| Task to complete |
Quote the listing below in its entirety, omitting every image.

### Supplied information

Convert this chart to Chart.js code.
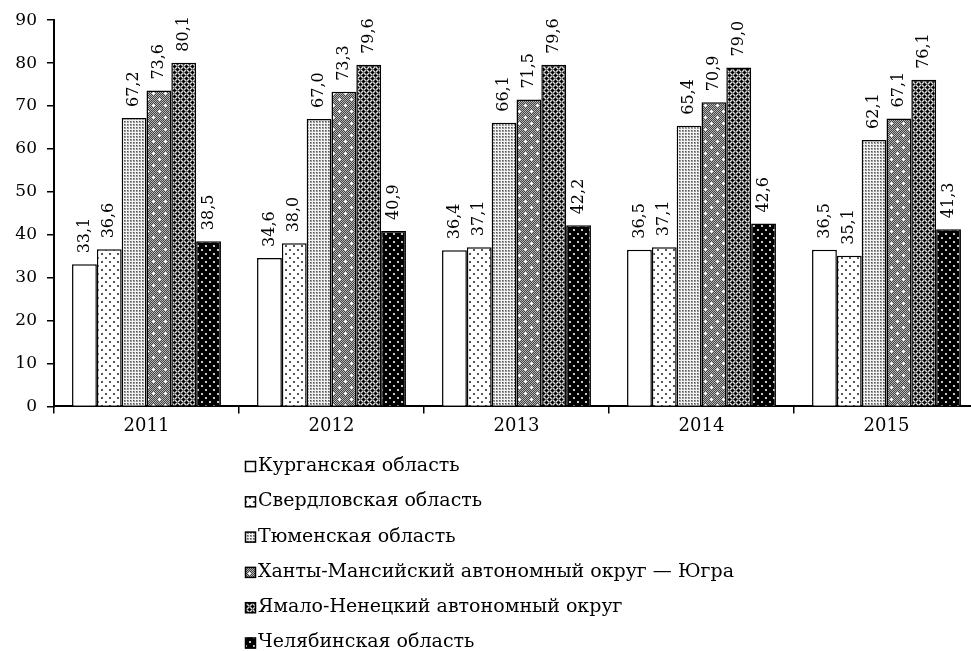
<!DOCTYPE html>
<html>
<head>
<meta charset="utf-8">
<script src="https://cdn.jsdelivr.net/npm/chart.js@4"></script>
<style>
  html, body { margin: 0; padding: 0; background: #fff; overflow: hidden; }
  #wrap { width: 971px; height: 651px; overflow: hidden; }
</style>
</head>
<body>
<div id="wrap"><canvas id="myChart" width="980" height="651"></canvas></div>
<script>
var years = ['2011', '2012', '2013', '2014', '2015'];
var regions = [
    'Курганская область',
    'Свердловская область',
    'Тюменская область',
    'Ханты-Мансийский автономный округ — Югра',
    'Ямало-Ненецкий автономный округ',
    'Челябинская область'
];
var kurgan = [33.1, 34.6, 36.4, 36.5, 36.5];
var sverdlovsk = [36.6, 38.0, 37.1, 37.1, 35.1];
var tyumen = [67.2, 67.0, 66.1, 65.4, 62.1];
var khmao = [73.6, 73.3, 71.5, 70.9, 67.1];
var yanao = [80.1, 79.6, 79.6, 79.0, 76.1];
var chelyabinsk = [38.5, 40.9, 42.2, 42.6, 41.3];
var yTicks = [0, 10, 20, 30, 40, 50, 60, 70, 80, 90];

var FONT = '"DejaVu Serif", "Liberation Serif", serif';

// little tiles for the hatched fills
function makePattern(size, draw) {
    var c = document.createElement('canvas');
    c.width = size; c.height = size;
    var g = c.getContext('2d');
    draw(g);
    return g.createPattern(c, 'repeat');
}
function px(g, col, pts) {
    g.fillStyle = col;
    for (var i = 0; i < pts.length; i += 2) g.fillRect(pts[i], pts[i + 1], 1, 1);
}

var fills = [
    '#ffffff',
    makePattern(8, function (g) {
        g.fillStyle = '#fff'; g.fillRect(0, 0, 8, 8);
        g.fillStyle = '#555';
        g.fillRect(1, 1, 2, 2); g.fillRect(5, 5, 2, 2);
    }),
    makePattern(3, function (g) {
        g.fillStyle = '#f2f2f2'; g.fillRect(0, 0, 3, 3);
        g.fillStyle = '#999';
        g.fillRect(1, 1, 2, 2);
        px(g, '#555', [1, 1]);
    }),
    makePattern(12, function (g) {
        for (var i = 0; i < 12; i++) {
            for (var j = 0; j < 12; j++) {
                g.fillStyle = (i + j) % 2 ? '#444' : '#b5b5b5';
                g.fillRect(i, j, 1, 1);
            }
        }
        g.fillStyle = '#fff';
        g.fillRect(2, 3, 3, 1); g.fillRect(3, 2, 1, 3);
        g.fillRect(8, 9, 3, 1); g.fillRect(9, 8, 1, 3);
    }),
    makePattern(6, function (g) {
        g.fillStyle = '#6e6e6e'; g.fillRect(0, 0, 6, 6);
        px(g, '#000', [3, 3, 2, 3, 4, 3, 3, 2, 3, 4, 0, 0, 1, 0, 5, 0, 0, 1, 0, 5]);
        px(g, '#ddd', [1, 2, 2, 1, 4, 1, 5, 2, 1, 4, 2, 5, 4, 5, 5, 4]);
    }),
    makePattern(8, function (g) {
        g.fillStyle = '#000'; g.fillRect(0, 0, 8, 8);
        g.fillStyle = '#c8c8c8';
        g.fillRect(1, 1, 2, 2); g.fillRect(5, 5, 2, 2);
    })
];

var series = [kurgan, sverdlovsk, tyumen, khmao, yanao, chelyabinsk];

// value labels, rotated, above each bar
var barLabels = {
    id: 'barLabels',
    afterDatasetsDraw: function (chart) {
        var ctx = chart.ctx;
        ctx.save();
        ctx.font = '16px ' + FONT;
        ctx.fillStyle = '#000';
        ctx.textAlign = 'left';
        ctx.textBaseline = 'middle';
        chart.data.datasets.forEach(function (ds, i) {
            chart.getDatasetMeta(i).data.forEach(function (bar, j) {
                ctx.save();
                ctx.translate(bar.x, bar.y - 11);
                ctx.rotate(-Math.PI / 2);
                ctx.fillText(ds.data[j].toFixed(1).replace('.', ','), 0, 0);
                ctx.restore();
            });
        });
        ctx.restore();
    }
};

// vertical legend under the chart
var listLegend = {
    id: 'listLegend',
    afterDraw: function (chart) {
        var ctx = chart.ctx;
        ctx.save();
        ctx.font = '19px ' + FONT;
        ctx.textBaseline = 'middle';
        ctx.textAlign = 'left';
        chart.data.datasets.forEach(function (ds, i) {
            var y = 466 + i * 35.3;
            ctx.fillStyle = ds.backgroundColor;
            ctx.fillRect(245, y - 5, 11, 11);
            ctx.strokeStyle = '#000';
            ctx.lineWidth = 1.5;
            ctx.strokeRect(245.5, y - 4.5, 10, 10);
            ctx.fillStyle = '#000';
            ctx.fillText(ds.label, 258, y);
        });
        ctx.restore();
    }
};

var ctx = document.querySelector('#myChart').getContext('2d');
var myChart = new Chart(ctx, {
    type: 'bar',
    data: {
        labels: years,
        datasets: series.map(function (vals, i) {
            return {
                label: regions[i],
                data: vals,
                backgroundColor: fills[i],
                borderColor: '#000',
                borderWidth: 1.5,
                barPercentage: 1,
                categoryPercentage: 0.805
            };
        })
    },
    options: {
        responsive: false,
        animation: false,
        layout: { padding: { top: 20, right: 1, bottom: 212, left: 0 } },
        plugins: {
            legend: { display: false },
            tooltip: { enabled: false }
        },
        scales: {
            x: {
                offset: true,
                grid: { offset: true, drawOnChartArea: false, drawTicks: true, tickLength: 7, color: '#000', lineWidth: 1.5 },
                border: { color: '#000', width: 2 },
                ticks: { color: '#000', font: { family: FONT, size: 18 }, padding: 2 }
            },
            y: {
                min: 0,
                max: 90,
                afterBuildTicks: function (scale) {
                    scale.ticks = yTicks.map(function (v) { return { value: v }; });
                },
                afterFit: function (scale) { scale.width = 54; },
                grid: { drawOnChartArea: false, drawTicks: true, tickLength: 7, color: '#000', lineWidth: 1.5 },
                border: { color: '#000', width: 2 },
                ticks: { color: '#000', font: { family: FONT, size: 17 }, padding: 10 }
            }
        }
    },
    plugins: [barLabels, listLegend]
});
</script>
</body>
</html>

######

| Written solution |
Convert this chart to Chart.js code.
<!DOCTYPE html>
<html>
<head>
<meta charset="utf-8">
<script src="https://cdn.jsdelivr.net/npm/chart.js@4"></script>
<style>
  html, body { margin: 0; padding: 0; background: #fff; overflow: hidden; }
  #wrap { width: 971px; height: 651px; overflow: hidden; }
</style>
</head>
<body>
<div id="wrap"><canvas id="myChart" width="980" height="651"></canvas></div>
<script>
var years = ['2011', '2012', '2013', '2014', '2015'];
var regions = [
    'Курганская область',
    'Свердловская область',
    'Тюменская область',
    'Ханты-Мансийский автономный округ — Югра',
    'Ямало-Ненецкий автономный округ',
    'Челябинская область'
];
var kurgan = [33.1, 34.6, 36.4, 36.5, 36.5];
var sverdlovsk = [36.6, 38.0, 37.1, 37.1, 35.1];
var tyumen = [67.2, 67.0, 66.1, 65.4, 62.1];
var khmao = [73.6, 73.3, 71.5, 70.9, 67.1];
var yanao = [80.1, 79.6, 79.6, 79.0, 76.1];
var chelyabinsk = [38.5, 40.9, 42.2, 42.6, 41.3];
var yTicks = [0, 10, 20, 30, 40, 50, 60, 70, 80, 90];

var FONT = '"DejaVu Serif", "Liberation Serif", serif';

// little tiles for the hatched fills
function makePattern(size, draw) {
    var c = document.createElement('canvas');
    c.width = size; c.height = size;
    var g = c.getContext('2d');
    draw(g);
    return g.createPattern(c, 'repeat');
}
function px(g, col, pts) {
    g.fillStyle = col;
    for (var i = 0; i < pts.length; i += 2) g.fillRect(pts[i], pts[i + 1], 1, 1);
}

var fills = [
    '#ffffff',
    makePattern(8, function (g) {
        g.fillStyle = '#fff'; g.fillRect(0, 0, 8, 8);
        g.fillStyle = '#555';
        g.fillRect(1, 1, 2, 2); g.fillRect(5, 5, 2, 2);
    }),
    makePattern(3, function (g) {
        g.fillStyle = '#f2f2f2'; g.fillRect(0, 0, 3, 3);
        g.fillStyle = '#999';
        g.fillRect(1, 1, 2, 2);
        px(g, '#555', [1, 1]);
    }),
    makePattern(12, function (g) {
        for (var i = 0; i < 12; i++) {
            for (var j = 0; j < 12; j++) {
                g.fillStyle = (i + j) % 2 ? '#444' : '#b5b5b5';
                g.fillRect(i, j, 1, 1);
            }
        }
        g.fillStyle = '#fff';
        g.fillRect(2, 3, 3, 1); g.fillRect(3, 2, 1, 3);
        g.fillRect(8, 9, 3, 1); g.fillRect(9, 8, 1, 3);
    }),
    makePattern(6, function (g) {
        g.fillStyle = '#6e6e6e'; g.fillRect(0, 0, 6, 6);
        px(g, '#000', [3, 3, 2, 3, 4, 3, 3, 2, 3, 4, 0, 0, 1, 0, 5, 0, 0, 1, 0, 5]);
        px(g, '#ddd', [1, 2, 2, 1, 4, 1, 5, 2, 1, 4, 2, 5, 4, 5, 5, 4]);
    }),
    makePattern(8, function (g) {
        g.fillStyle = '#000'; g.fillRect(0, 0, 8, 8);
        g.fillStyle = '#c8c8c8';
        g.fillRect(1, 1, 2, 2); g.fillRect(5, 5, 2, 2);
    })
];

var series = [kurgan, sverdlovsk, tyumen, khmao, yanao, chelyabinsk];

// value labels, rotated, above each bar
var barLabels = {
    id: 'barLabels',
    afterDatasetsDraw: function (chart) {
        var ctx = chart.ctx;
        ctx.save();
        ctx.font = '16px ' + FONT;
        ctx.fillStyle = '#000';
        ctx.textAlign = 'left';
        ctx.textBaseline = 'middle';
        chart.data.datasets.forEach(function (ds, i) {
            chart.getDatasetMeta(i).data.forEach(function (bar, j) {
                ctx.save();
                ctx.translate(bar.x, bar.y - 11);
                ctx.rotate(-Math.PI / 2);
                ctx.fillText(ds.data[j].toFixed(1).replace('.', ','), 0, 0);
                ctx.restore();
            });
        });
        ctx.restore();
    }
};

// vertical legend under the chart
var listLegend = {
    id: 'listLegend',
    afterDraw: function (chart) {
        var ctx = chart.ctx;
        ctx.save();
        ctx.font = '19px ' + FONT;
        ctx.textBaseline = 'middle';
        ctx.textAlign = 'left';
        chart.data.datasets.forEach(function (ds, i) {
            var y = 466 + i * 35.3;
            ctx.fillStyle = ds.backgroundColor;
            ctx.fillRect(245, y - 5, 11, 11);
            ctx.strokeStyle = '#000';
            ctx.lineWidth = 1.5;
            ctx.strokeRect(245.5, y - 4.5, 10, 10);
            ctx.fillStyle = '#000';
            ctx.fillText(ds.label, 258, y);
        });
        ctx.restore();
    }
};

var ctx = document.querySelector('#myChart').getContext('2d');
var myChart = new Chart(ctx, {
    type: 'bar',
    data: {
        labels: years,
        datasets: series.map(function (vals, i) {
            return {
                label: regions[i],
                data: vals,
                backgroundColor: fills[i],
                borderColor: '#000',
                borderWidth: 1.5,
                barPercentage: 1,
                categoryPercentage: 0.805
            };
        })
    },
    options: {
        responsive: false,
        animation: false,
        layout: { padding: { top: 20, right: 1, bottom: 212, left: 0 } },
        plugins: {
            legend: { display: false },
            tooltip: { enabled: false }
        },
        scales: {
            x: {
                offset: true,
                grid: { offset: true, drawOnChartArea: false, drawTicks: true, tickLength: 7, color: '#000', lineWidth: 1.5 },
                border: { color: '#000', width: 2 },
                ticks: { color: '#000', font: { family: FONT, size: 18 }, padding: 2 }
            },
            y: {
                min: 0,
                max: 90,
                afterBuildTicks: function (scale) {
                    scale.ticks = yTicks.map(function (v) { return { value: v }; });
                },
                afterFit: function (scale) { scale.width = 54; },
                grid: { drawOnChartArea: false, drawTicks: true, tickLength: 7, color: '#000', lineWidth: 1.5 },
                border: { color: '#000', width: 2 },
                ticks: { color: '#000', font: { family: FONT, size: 17 }, padding: 10 }
            }
        }
    },
    plugins: [barLabels, listLegend]
});
</script>
</body>
</html>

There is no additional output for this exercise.